[Code that draws figures]
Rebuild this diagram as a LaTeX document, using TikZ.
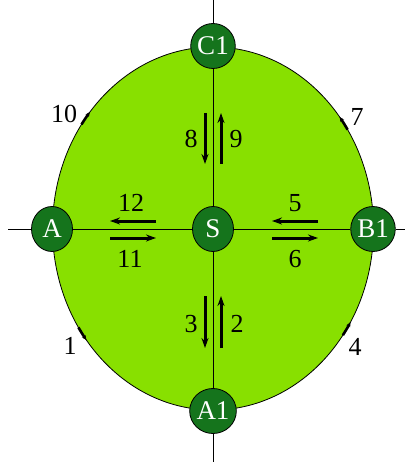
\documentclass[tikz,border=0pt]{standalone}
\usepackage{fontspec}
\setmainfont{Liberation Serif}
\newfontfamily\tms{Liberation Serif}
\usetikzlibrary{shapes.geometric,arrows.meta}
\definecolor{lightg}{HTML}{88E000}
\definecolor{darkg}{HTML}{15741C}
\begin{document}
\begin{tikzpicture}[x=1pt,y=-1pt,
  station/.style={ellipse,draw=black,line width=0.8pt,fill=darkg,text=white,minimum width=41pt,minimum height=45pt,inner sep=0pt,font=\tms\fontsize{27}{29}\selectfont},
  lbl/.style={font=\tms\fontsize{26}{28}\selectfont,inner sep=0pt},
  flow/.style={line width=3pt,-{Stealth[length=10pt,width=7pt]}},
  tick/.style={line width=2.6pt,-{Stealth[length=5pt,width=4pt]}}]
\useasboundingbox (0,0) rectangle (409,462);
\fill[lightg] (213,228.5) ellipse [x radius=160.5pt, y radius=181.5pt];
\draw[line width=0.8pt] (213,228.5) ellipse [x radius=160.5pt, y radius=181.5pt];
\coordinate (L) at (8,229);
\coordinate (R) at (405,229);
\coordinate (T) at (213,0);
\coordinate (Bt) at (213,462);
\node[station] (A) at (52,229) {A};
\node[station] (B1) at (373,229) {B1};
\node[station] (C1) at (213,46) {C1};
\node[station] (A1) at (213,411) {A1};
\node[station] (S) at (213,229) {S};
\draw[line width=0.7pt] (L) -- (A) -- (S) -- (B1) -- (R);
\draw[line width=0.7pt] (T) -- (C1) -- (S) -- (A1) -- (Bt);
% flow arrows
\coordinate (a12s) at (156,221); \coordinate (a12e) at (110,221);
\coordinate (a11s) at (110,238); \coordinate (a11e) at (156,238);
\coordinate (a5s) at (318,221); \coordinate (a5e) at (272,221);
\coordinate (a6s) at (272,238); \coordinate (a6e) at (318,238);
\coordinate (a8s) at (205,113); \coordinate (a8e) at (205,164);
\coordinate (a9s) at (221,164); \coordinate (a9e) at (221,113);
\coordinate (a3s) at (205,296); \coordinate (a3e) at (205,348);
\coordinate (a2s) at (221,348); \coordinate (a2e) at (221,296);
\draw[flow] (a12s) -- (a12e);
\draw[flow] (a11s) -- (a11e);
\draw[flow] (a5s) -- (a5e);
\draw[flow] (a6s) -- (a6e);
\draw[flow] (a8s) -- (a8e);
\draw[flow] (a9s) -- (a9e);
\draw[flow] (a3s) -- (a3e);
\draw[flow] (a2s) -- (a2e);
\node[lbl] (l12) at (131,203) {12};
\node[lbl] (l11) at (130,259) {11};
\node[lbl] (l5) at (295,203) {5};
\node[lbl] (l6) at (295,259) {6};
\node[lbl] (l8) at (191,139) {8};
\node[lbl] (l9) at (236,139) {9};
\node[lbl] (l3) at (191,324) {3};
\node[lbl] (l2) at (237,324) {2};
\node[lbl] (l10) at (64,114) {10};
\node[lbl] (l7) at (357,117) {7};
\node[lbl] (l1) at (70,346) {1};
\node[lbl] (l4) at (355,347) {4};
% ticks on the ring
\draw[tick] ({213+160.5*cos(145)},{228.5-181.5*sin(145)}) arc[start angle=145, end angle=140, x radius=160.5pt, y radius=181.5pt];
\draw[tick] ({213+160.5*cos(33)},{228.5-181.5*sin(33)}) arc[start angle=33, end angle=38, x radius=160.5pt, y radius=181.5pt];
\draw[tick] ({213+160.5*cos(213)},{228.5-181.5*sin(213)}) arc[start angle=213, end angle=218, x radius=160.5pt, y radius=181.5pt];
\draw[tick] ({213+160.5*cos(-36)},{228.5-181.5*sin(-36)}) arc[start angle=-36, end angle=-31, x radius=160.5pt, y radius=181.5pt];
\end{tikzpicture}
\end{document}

* * *

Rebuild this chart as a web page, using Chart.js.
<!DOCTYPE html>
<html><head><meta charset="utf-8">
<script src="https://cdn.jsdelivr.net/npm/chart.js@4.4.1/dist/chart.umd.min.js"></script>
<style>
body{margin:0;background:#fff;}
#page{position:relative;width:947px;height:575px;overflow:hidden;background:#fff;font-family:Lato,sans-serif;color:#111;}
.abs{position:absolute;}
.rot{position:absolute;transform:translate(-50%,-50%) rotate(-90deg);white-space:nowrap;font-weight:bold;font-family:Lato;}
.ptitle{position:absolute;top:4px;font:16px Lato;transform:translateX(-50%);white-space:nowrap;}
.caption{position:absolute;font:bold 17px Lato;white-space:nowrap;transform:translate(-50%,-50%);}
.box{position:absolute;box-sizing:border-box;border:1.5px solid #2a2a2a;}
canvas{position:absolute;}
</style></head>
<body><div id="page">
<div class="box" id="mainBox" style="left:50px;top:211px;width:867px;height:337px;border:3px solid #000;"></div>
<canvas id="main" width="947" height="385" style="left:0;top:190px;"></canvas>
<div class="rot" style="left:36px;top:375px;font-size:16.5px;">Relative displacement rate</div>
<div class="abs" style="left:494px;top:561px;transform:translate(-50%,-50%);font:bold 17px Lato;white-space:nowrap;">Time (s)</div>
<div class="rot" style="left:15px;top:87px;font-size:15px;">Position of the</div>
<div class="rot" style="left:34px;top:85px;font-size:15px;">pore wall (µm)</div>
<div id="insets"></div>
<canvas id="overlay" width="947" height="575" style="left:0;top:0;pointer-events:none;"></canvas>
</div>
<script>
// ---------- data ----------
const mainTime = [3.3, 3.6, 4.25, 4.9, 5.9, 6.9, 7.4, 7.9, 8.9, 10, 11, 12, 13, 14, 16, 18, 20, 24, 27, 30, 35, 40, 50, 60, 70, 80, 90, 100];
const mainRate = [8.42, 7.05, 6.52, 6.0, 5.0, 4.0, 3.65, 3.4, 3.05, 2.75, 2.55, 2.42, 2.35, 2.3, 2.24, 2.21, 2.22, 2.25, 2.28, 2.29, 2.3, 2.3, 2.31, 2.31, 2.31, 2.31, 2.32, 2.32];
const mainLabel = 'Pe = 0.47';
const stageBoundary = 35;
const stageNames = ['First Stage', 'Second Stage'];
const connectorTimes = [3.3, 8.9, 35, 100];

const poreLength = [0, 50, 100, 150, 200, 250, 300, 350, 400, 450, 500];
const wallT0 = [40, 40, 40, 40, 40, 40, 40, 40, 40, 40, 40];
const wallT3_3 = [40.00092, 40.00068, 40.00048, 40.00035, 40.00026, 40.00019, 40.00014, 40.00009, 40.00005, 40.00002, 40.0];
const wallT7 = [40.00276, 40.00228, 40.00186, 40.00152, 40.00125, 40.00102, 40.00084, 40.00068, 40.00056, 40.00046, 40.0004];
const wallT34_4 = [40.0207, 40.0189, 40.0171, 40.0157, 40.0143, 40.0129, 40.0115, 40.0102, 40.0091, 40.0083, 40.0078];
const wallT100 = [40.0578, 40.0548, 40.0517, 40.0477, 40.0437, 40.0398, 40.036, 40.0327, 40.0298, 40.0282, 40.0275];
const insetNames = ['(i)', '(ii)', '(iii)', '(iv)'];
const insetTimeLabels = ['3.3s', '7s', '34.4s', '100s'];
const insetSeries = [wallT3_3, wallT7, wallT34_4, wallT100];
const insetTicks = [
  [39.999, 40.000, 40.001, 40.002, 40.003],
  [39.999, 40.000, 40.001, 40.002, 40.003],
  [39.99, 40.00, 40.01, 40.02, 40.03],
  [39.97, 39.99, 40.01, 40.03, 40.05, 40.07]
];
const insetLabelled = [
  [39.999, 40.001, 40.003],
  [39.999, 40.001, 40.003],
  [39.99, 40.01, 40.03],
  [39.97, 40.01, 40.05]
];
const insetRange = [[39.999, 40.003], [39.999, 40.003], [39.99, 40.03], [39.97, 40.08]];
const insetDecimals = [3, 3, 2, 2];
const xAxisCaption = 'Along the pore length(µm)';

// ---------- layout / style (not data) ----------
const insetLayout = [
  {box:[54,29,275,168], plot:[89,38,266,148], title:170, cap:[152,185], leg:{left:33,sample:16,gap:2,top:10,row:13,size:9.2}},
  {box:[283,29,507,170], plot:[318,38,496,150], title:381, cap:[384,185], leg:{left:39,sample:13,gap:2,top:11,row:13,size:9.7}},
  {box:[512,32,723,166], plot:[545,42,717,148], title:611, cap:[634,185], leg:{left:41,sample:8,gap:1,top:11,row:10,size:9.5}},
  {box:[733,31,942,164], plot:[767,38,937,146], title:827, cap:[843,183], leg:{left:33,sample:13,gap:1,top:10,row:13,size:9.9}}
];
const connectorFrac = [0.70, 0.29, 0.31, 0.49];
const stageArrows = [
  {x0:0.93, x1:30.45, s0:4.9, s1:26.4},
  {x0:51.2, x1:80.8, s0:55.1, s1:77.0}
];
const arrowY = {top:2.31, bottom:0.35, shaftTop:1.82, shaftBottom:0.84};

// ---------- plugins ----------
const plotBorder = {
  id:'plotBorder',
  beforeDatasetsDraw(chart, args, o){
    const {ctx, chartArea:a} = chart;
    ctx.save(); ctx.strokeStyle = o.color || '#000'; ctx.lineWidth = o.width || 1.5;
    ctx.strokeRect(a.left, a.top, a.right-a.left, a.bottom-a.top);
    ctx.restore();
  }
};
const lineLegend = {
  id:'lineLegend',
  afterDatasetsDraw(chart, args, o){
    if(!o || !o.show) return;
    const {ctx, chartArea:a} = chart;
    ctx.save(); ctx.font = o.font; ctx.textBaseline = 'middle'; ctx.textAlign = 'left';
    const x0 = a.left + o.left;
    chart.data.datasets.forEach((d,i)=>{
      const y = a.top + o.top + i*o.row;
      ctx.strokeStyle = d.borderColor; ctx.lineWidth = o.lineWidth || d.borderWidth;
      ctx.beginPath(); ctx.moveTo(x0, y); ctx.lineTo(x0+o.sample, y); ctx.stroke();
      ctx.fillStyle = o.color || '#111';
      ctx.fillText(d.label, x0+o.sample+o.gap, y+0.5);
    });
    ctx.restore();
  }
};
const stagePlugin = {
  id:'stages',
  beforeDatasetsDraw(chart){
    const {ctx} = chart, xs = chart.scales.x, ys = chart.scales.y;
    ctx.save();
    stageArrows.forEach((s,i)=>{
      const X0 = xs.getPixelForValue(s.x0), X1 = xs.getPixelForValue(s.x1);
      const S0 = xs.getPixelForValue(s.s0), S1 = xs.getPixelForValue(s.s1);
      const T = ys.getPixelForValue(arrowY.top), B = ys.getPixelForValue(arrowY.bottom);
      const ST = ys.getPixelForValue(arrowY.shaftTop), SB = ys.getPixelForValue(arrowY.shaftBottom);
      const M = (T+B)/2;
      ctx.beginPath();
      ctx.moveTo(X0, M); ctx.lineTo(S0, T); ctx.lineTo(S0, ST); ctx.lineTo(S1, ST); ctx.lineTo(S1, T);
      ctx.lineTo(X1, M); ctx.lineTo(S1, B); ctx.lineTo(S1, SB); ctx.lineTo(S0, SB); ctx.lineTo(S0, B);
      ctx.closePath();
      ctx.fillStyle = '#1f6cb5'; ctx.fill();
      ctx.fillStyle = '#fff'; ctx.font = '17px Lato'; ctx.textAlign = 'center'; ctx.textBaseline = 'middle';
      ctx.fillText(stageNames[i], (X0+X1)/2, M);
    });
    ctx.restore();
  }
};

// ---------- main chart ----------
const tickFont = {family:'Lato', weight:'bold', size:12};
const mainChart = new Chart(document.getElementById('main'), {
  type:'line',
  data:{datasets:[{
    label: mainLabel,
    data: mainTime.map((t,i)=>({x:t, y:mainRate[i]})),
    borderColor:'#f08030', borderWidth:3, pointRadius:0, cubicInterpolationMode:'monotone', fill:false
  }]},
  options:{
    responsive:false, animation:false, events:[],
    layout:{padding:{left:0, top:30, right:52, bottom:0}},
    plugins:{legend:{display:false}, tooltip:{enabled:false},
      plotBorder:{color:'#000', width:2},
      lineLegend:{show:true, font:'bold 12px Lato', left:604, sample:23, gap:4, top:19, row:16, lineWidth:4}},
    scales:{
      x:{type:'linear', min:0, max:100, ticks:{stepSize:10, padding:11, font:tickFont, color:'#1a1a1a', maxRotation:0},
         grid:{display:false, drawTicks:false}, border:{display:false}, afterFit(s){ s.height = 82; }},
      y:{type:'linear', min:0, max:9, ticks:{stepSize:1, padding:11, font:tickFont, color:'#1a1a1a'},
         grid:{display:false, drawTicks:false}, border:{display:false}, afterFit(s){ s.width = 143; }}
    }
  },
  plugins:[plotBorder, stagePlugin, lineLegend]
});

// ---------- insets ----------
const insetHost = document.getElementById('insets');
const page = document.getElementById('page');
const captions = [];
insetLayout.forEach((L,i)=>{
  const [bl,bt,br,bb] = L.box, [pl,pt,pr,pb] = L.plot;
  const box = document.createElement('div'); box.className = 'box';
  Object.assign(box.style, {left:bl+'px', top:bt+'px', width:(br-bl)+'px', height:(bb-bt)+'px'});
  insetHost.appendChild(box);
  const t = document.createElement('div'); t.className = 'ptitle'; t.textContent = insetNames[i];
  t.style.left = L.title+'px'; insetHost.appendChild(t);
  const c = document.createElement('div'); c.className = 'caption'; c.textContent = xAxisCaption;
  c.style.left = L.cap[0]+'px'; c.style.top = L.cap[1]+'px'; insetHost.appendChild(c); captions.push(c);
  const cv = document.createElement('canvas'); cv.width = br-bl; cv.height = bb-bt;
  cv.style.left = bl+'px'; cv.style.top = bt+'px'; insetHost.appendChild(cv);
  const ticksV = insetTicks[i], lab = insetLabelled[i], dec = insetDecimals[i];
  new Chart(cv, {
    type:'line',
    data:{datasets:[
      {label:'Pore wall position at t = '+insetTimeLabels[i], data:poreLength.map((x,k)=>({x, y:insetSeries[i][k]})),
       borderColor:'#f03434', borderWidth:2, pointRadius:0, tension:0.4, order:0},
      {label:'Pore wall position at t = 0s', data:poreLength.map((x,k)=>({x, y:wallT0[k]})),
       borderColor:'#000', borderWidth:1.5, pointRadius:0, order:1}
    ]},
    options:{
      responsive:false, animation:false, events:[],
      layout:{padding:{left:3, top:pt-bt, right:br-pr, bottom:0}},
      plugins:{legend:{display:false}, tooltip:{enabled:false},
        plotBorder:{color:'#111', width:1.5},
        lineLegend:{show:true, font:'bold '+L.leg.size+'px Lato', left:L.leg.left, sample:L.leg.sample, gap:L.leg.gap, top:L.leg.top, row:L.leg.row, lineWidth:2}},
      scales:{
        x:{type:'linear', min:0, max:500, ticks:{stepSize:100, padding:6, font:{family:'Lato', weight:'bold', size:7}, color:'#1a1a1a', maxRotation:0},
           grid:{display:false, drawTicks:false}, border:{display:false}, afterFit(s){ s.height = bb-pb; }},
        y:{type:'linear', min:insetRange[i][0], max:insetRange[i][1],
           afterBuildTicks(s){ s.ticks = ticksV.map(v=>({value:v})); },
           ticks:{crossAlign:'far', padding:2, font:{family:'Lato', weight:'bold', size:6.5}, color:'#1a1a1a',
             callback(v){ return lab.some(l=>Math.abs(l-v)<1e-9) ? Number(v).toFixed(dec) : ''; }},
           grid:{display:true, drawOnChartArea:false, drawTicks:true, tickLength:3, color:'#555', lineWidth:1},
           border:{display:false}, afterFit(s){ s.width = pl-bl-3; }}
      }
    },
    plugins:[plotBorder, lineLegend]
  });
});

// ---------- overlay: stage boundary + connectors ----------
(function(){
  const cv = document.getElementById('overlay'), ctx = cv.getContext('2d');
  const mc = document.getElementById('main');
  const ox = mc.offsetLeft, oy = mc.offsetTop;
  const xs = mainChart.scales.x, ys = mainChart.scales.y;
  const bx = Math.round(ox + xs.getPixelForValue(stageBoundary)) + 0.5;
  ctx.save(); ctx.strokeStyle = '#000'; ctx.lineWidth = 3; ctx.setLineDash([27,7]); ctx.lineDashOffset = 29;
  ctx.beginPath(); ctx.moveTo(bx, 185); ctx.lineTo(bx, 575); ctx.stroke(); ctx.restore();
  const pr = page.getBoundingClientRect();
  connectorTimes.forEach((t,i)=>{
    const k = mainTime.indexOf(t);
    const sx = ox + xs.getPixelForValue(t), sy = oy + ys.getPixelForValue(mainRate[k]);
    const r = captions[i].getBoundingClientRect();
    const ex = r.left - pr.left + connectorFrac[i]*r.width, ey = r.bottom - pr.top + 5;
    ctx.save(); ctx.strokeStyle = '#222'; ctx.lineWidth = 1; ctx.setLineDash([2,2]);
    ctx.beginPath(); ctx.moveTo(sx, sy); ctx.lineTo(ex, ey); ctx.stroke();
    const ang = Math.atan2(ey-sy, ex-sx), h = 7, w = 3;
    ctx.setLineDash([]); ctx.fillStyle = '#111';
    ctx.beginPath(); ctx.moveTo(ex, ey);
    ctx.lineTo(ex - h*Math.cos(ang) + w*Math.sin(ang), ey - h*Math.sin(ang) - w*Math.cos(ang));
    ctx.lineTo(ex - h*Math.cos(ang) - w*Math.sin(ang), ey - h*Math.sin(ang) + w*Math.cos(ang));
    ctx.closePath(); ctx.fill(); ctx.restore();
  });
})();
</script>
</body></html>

What to do — Exactly and only the lines from the line that contains "Rebuild this chart" through the line that contains "const connectorTimes = [3.3, 8.9, 35, 100];" are to be repeated as they stand.

The answer —
Rebuild this chart as a web page, using Chart.js.
<!DOCTYPE html>
<html><head><meta charset="utf-8">
<script src="https://cdn.jsdelivr.net/npm/chart.js@4.4.1/dist/chart.umd.min.js"></script>
<style>
body{margin:0;background:#fff;}
#page{position:relative;width:947px;height:575px;overflow:hidden;background:#fff;font-family:Lato,sans-serif;color:#111;}
.abs{position:absolute;}
.rot{position:absolute;transform:translate(-50%,-50%) rotate(-90deg);white-space:nowrap;font-weight:bold;font-family:Lato;}
.ptitle{position:absolute;top:4px;font:16px Lato;transform:translateX(-50%);white-space:nowrap;}
.caption{position:absolute;font:bold 17px Lato;white-space:nowrap;transform:translate(-50%,-50%);}
.box{position:absolute;box-sizing:border-box;border:1.5px solid #2a2a2a;}
canvas{position:absolute;}
</style></head>
<body><div id="page">
<div class="box" id="mainBox" style="left:50px;top:211px;width:867px;height:337px;border:3px solid #000;"></div>
<canvas id="main" width="947" height="385" style="left:0;top:190px;"></canvas>
<div class="rot" style="left:36px;top:375px;font-size:16.5px;">Relative displacement rate</div>
<div class="abs" style="left:494px;top:561px;transform:translate(-50%,-50%);font:bold 17px Lato;white-space:nowrap;">Time (s)</div>
<div class="rot" style="left:15px;top:87px;font-size:15px;">Position of the</div>
<div class="rot" style="left:34px;top:85px;font-size:15px;">pore wall (µm)</div>
<div id="insets"></div>
<canvas id="overlay" width="947" height="575" style="left:0;top:0;pointer-events:none;"></canvas>
</div>
<script>
// ---------- data ----------
const mainTime = [3.3, 3.6, 4.25, 4.9, 5.9, 6.9, 7.4, 7.9, 8.9, 10, 11, 12, 13, 14, 16, 18, 20, 24, 27, 30, 35, 40, 50, 60, 70, 80, 90, 100];
const mainRate = [8.42, 7.05, 6.52, 6.0, 5.0, 4.0, 3.65, 3.4, 3.05, 2.75, 2.55, 2.42, 2.35, 2.3, 2.24, 2.21, 2.22, 2.25, 2.28, 2.29, 2.3, 2.3, 2.31, 2.31, 2.31, 2.31, 2.32, 2.32];
const mainLabel = 'Pe = 0.47';
const stageBoundary = 35;
const stageNames = ['First Stage', 'Second Stage'];
const connectorTimes = [3.3, 8.9, 35, 100];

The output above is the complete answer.